Em 1984, Foucault deu seu último curso no Collège de France, onde vinha ministrando aulas desde 1971. O curso foi planejado como uma continuidade dos estudos realizados sobre a grécia antiga no anos anteriores, em especial, o chamado de O Governo de Si e dos Outros, onde surgiu a questão da parresía como um modo de veridicção deslocado dos demais e, por isso mesmo, merecedor de atenção. Assim, Coragem da Verdade, carrega como subtítulo O Governo de Si e dos outros II, e tenta ampliar os estudos numa análise da escola parresiasta por excelência: os Cínicos.
Esta série foi baseada nas primeiras aulas do curso, onde a parresía é apresentada primeiramente nas características mais gerais, expressa inclusive na etimologia, ou seja, a ideia de uma fala franca e direta. E, depois, colocada em contraste com outros três modos de se dizer a verdade: a profecia, a técnica e a sabedoria como modos distintos em que o sujeito é reconhecido como portador da verdade. Feito esse trajeto, Foucault retoma a parresía, melhor definida pelas aproximações e distanciamentos estabelecidos com os outros modos, e dá a ela um personagem, Sócrates.
Nesse sentido, o curso reavalia os textos concernentes à morte de Sócrates, tentado resgatar uma cisão obscura, convenientemente ignorada nas últimas palavras dirigidas a Críton. Colocadas de outro ponto de vista, a última frase de Sócrates faz dele não alguém que agradecia pela morte, mas alguém que agradecia pela cura. Ao longo do livro, Foucault consegue fundamentar a tese de que a filosofia socrática teria duas vias: a platônica, levando todos os créditos; e a cínica, sublevada como filosofia menor.

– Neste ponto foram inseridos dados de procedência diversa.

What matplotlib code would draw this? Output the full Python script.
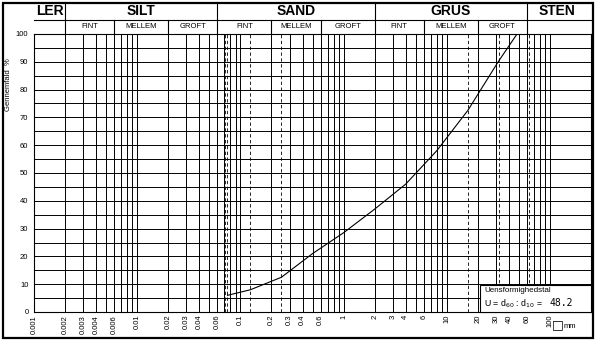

Em seu último ano de vida, encontramos Foucault indo além dos limites em um tom bastante testamental, tentando dar ao nascimento da filosofia como a conhecemos uma outra interpretação, um estatuto suprimido por milhares de anos de más interpretações e favorecimentos demasiado platônicos. Enfim, encontramos nos derradeiros pensamentos do filósofo das vozes silenciadas aquilo que ele tem de mais singular, a atualização de conceitos no sentido que se toma como interessante.